(14 janvier 2014) Le CES de Las Vegas, suivi de l’annonce de l’achat par Google de la start up Nest Labs, ont tenu toutes les promesses d’une actualité américaine des offres domotiques mondialisées. Mais pour que ce dernier mot ait encore un sens, il faut que l’Europe et la France surtout, retrouvent le génie des expositions universelles du XIXème siècle.
Le 7 janvier, cela n’a échappé à personne que la vedette de l’ouverture du CES (Consumer Electronic Show) de Las Vegas, était bien John Chambers, le CEO de Cisco. On pouvait deviner que lorsque le patron du leader mondial des d’infrastructures de mise en réseau informatique, a abordé le thème de l’efficacité énergétique de l’éclairage urbains, bien des industriels européens de la lumière étaient agacés. Comment ce roi américain des logiciels pouvait se permettre, chez lui, et avec jubilation d’expliquer que : « …l’année dernière le coût énergétique de l’éclairage des rues a été de 13 milliards de dollars, et que demain, en utilisant les technologies connectées on pouvait réduire de 70% la consommation énergétique des lampadaires dans les villes… »?
Il faut comprendre qu’à la faveur de la convergence entre l’électricité et les technologies de l’information, Cisco entretient, depuis plusieurs années l’intention de s’imposer face aux géants énergéticiens européens. L’équipe de John Chambers, chargée du secteur énergétique, n’était-elle pas présente avec force au salon du Conseil International des Grands Réseaux Electriques (CIGRE 2012) qui se tient toutes les deux ans à Paris, depuis 1921 ?
Ainsi, à l’heure où le CES de Las Vegas ouvre d’année en année sa programmation vers le monde de la convergence énergie/numérique. Où un géant du web comme Google, prend du jour au lendemain pied, dans la domotique en achetant une start up aux produits d’un design redoutable pour l’industrie traditionnelle du secteur. L’Europe, et surtout la France en premier, doit nécessairement s’interroger sur son leadership historique concernant les expositions autour des industries électriques. « …Nos ingénieurs ne sont ni moins compétents dans la conception des appareils, ni moins habiles à les exécuter, mais l’esprit public dans notre pays a plus d’hésitations, et les habitudes sont moins faciles à modifier. L’expérience du Nouveau Monde ne doit pas rester sans profit », écrivait dans son rapport consacré à la partie électricité de l’exposition internationale de Chicago de 1893, M. E. Mascart, membre de l’Institut et directeur du Bureau central météorologique.
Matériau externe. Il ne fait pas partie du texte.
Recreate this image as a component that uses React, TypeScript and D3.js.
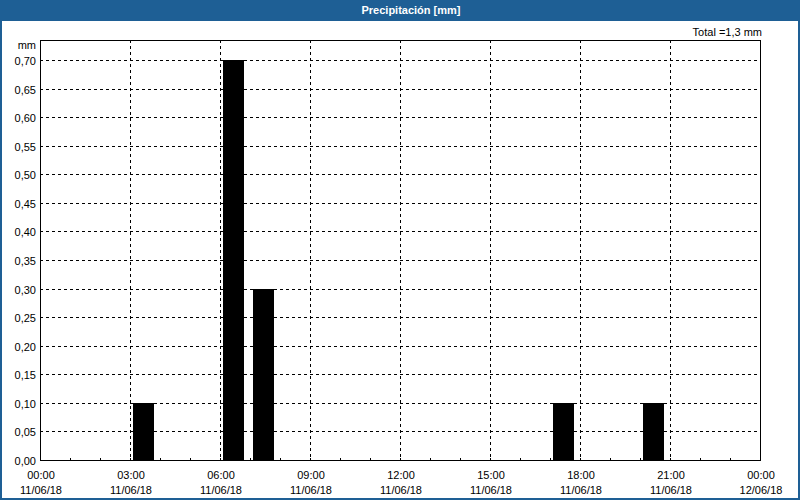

A juste titre, on ne peut ignorer que la première exposition universelle spécialisée durant le XIXè siècle, a été consacrée à l’électricité et a eu lieu à Paris en 1881. Sous l’autorité du génial homme des arts et de l’industrie, Georges Berger, on pouvait découvrir sur les berges de la Seine, les objets connectés de l’époque, la voiture électrique de Gustave Trouvé, la dynamo de Zenobe Gramme, les ampoules électriques de Thomas Edison, le tramway électrique de Werner Von Siemens, le téléphone d’Alexandre Graham Bell et enfin, le Théâtrophone de Clément Ader. Ce dernier, pionnier de l’aviation, a, pour satisfaire sa passion du vol, créé un objet connecté entre l’Opéra de Paris et les mélomanes. C’est cela le Théâtreophone.
La civilisation de l’électricité devient alors une affaire française. Il y a eu l’exposition de l’électricité à Marseille en 1908, qui sera suivie en 1925 de celle de Grenoble avec pour enseigne « Houille blanche et tourisme, utilisation de l’électricité » qui consacra la capitale du Dauphiné, comme haut lieu des sciences de l’énergie. Quant aux Etats-Unis, ils attendront 1982 et l’exposition de Knoxville avec pour titre « Energy turns the World » pour retrouver une place parmi les nations innovantes dans le secteur énergétique.
Les objets connectés présentés au CES (Consumer electronic show) de Las Vegas sont tous consommateurs d’énergie électrique. Et cette dernière est une des rares industries où la production ne permet aucune défaillance, technique ou humaine. Georges Berger, en organisant son évènement de 1881, en avait conscience, puisque aux objets connectés de l’Exposition au Palais de l’Industrie, il organisa au Trocadéro le premier Congrès consacré aux électriciens.